Serangan militer Israel ke Jalur Gaza masih terus berlangsung tanpa henti. Pada Kamis, 3 April 2025, serangan udara kembali menghantam sebuah sekolah di Gaza utara yang dijadikan tempat perlindungan, menewaskan sedikitnya 27 warga sipil, termasuk anak-anak dan perempuan. Ini bukan sekadar angka, melainkan nyawa dan keluarga yang hancur.
Sejak meletusnya kembali konflik besar lewat Operasi Taufan Al-Aqsa pada Oktober 2023, lebih dari 50.600 warga Palestina telah kehilangan nyawa, dan sekitar 115.063 lainnya luka-luka, sebagian besar dari mereka adalah warga sipil tak berdosa. Serangan demi serangan ini membuktikan bahwa krisis kemanusiaan di Gaza belum berakhir—bahkan semakin memburuk.
Di tengah duka dan kehancuran itu, Ali Amril, Chairman Aliansi Kemanusiaan Indonesia (AKSI), mengajak umat Islam Indonesia untuk bersikap:
“Langit Gaza masih membara. Kita tidak bisa hanya menyaksikan dari layar ponsel. Saatnya bertindak. Bantu mereka dengan apa yang kita bisa—doa, suara, dan tentu saja, bantuan nyata.”
Ali Amril juga menekankan pentingnya solidaritas umat melalui platform donasi resmi AKSI: www.aksipalestinaqu.pro. Bantuan akan disalurkan dalam bentuk makanan, logistik darurat, serta kebutuhan medis yang sangat mendesak di lapangan.

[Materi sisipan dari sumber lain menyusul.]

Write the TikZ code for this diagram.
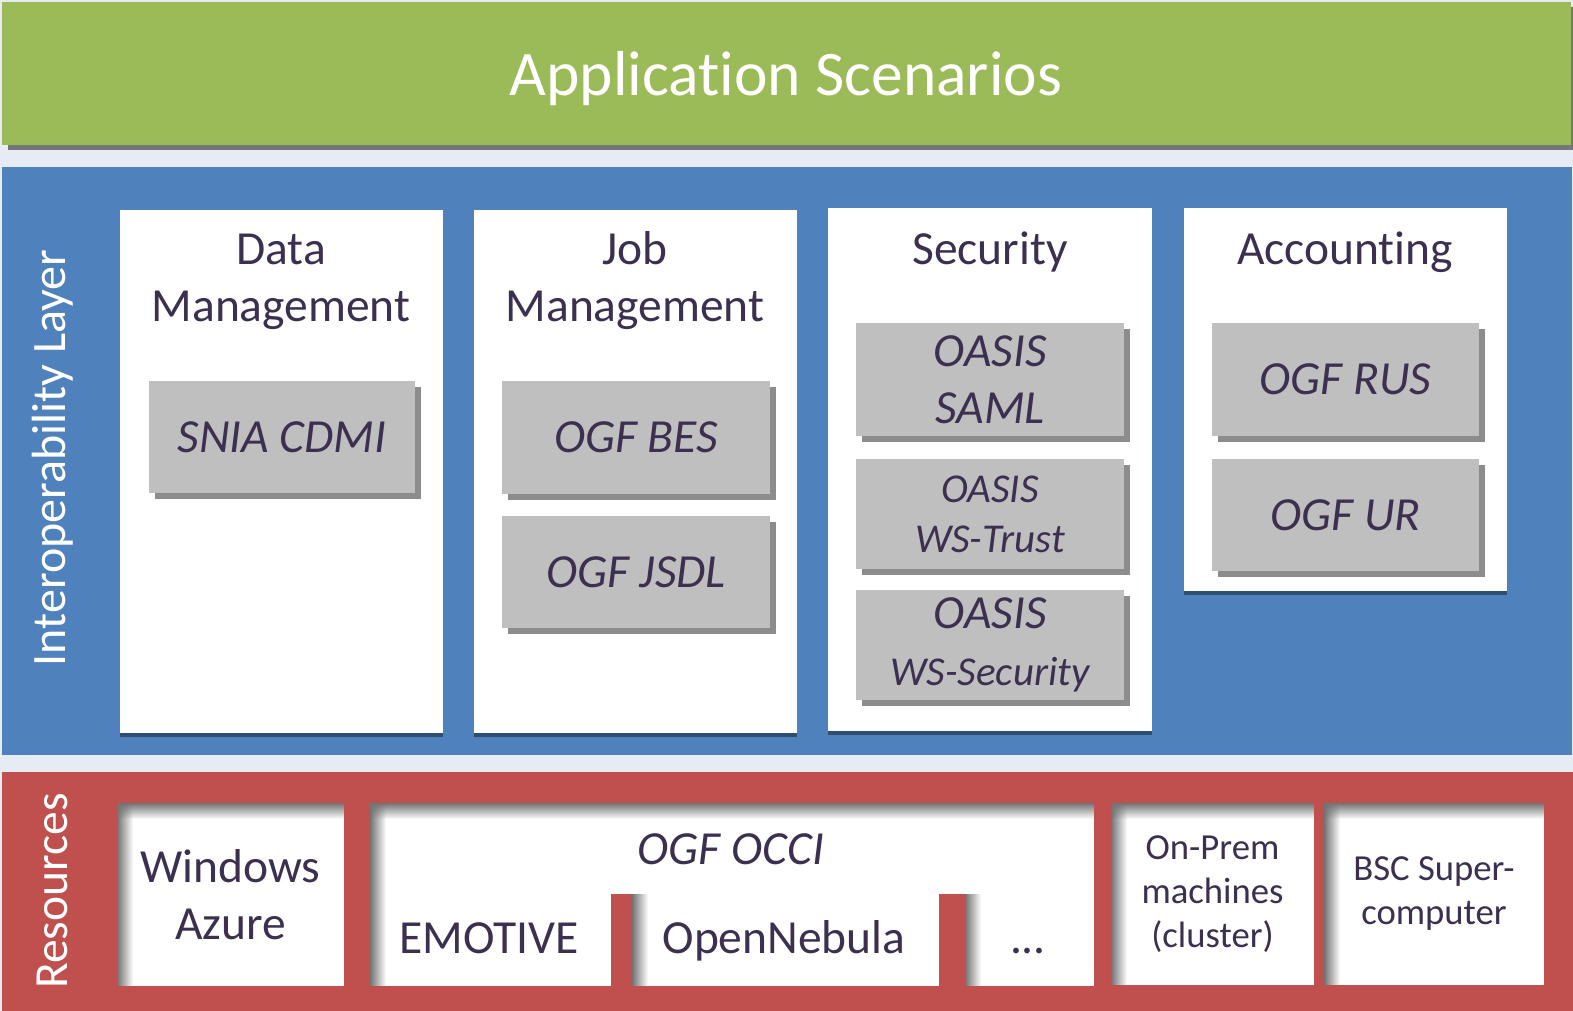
\documentclass[tikz,border=0pt]{standalone}
\usepackage{fontspec}
\setmainfont[Ligatures={NoCommon}]{Carlito}
\usetikzlibrary{positioning,shadows,fadings}
\definecolor{bgblue}{HTML}{E7ECF4}
\definecolor{appgreen}{HTML}{9BBB59}
\definecolor{layerblue}{HTML}{4F81BD}
\definecolor{resred}{HTML}{C0504D}
\definecolor{stdgray}{HTML}{BFBFBF}
\definecolor{txtdark}{HTML}{3C3050}
\definecolor{boxshadow}{HTML}{2F4C72}
\newcommand\ftitle{\fontsize{63.5}{76}\selectfont}
\newcommand\fbig{\fontsize{47.5}{57}\selectfont}
\newcommand\fmid{\fontsize{41}{50}\selectfont}
\newcommand\fsmall{\fontsize{36.7}{44}\selectfont}
% inner shadow along the top and left edge of a resource box
\newcommand\inshade[1]{%
  \fill[black!55,path fading=east] (#1.north west) rectangle ([xshift=16pt]#1.south west);
  \fill[black!55,path fading=south] (#1.north west) rectangle ([yshift=-16pt]#1.north east);}

\begin{document}
\begin{tikzpicture}[x=1pt,y=-1pt,
  every node/.style={inner sep=0pt,outer sep=0pt},
  layer/.style={anchor=north west},
  wbox/.style={anchor=north west,fill=white,
    drop shadow={shadow xshift=0pt,shadow yshift=-4pt,opacity=1,fill=boxshadow}},
  gbox/.style={anchor=north west,fill=stdgray,text=txtdark,align=center,font=\fbig\itshape,
    drop shadow={shadow xshift=6pt,shadow yshift=-6pt,opacity=1,fill=black!45}},
  rbox/.style={anchor=north west,fill=white,text=txtdark,align=center},
  bar/.style={anchor=north west,fill=resred},
  head/.style={anchor=base,text=txtdark,align=center,font=\fbig},
  side/.style={rotate=90,anchor=base,text=white,font=\fbig}]

  \fill[bgblue] (0,0) rectangle (1573,1011);
  \useasboundingbox (0,0) rectangle (1573,1011);

  % application layer
  \node[layer,fill=appgreen,minimum width=1569pt,minimum height=143pt,
    drop shadow={shadow xshift=6pt,shadow yshift=-5pt,opacity=1,fill=black!50!bgblue}] (app) at (2,2) {};
  \node[anchor=base,text=white,font=\ftitle] (appttl) at (786,96) {Application Scenarios};

  % interoperability layer
  \node[layer,fill=layerblue,minimum width=1570pt,minimum height=588pt] (interop) at (2,167) {};
  \node[side,font=\fontsize{48}{57}\selectfont] (interopttl) at (65,458) {Interoperability Layer};

  \node[wbox,minimum width=323pt,minimum height=523pt] (data) at (120,210) {};
  \node[wbox,minimum width=323pt,minimum height=523pt] (job)  at (474,210) {};
  \node[wbox,minimum width=324pt,minimum height=523pt] (sec)  at (828,208) {};
  \node[wbox,minimum width=323pt,minimum height=383pt] (acc)  at (1184,208) {};

  \node[head] (datattl) at (281,321) {Data\\Management};
  \node[head] (jobttl)  at (635,321) {Job\\Management};
  \node[head] (secttl)  at (990,264) {Security};
  \node[head] (accttl)  at (1345,264) {Accounting};

  \node[gbox,minimum width=266pt,minimum height=112pt] (cdmi)  at (149,381) {SNIA CDMI};
  \node[gbox,minimum width=268pt,minimum height=113pt] (bes)   at (502,381) {OGF BES};
  \node[gbox,minimum width=268pt,minimum height=112pt] (jsdl)  at (502,516) {OGF JSDL};
  \node[gbox,minimum width=268pt,minimum height=113pt] (saml)  at (856,323) {OASIS\\SAML};
  \node[gbox,minimum width=268pt,minimum height=110pt,font=\fmid\itshape] (trust) at (856,459) {OASIS\\WS-Trust};
  \node[gbox,minimum width=268pt,minimum height=110pt] (wssec) at (856,590) {OASIS\\{\fmid WS-Security}};
  \node[gbox,minimum width=267pt,minimum height=113pt] (rus)   at (1212,323) {OGF RUS};
  \node[gbox,minimum width=267pt,minimum height=112pt] (ur)    at (1212,459) {OGF UR};

  % resources layer
  \node[layer,fill=resred,minimum width=1571pt,minimum height=239pt] (res) at (2,772) {};
  \node[side] (resttl) at (67,891) {Resources};

  \node[rbox,minimum width=227pt,minimum height=183pt,font=\fbig] (azure) at (117,803) {Windows\\Azure};
  \node[rbox,minimum width=724pt,minimum height=183pt] (occi) at (370,803) {};
  \node[rbox,minimum width=203pt,minimum height=182pt,font=\fsmall] (onprem) at (1111,803) {On-Prem\\machines\\(cluster)};
  \node[rbox,minimum width=220pt,minimum height=182pt,font=\fsmall] (bsc) at (1324,803) {BSC Super-\\computer};
  \node[bar,minimum width=21pt,minimum height=92pt] (bar1) at (611,894) {};
  \node[bar,minimum width=26pt,minimum height=92pt] (bar2) at (939,894) {};

  \inshade{azure}
  \inshade{occi}
  \inshade{onprem}
  \inshade{bsc}
  \fill[black!55,path fading=east] (bar1.north east) rectangle ([xshift=16pt]bar1.south east);
  \fill[black!55,path fading=east] (bar2.north east) rectangle ([xshift=16pt]bar2.south east);

  \node[head,font=\fbig\itshape] (occittl) at (731,864) {OGF OCCI};
  \node[head] (emotive) at (489,953) {EMOTIVE};
  \node[head] (nebula)  at (784,953) {OpenNebula};
  \node[head] (more)    at (1028,953) {...};
\end{tikzpicture}
\end{document}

Dari sisi Pemerintah Indonesia, Presiden dan Kementerian Luar Negeri RI telah menyampaikan kecaman terbuka atas tindakan brutal Israel. Pada 19 Maret 2025, Kemenlu menyebut bahwa Indonesia menentang keras serangan militer terhadap warga sipil dan meminta dunia internasional segera mengambil langkah serius.
Gaza, Simbol Luka Kolektif yang belum Sembuh
Konflik di Gaza bukan sekadar soal politik atau perebutan wilayah. Ia telah menjadi luka kolektif umat manusia—simbol keheningan dunia terhadap kejahatan yang terjadi terang-terangan. Ketika satu sekolah dihancurkan, ratusan anak kehilangan tempat berlindung. Ketika satu rumah hancur, satu generasi kehilangan harapan.
Lebih dari itu, ini adalah ujian solidaritas. Di tengah derasnya arus informasi dan media sosial, apa yang bisa kita lakukan sebagai masyarakat sipil? Tidak semua orang bisa ke Gaza. Tapi semua orang bisa bertindak: menyebarkan kesadaran, berdonasi, dan mendorong pemerintah untuk terus bersuara.
Gaza adalah alarm hati nurani. Dan dunia, termasuk kita di Indonesia, tidak boleh mematikannya.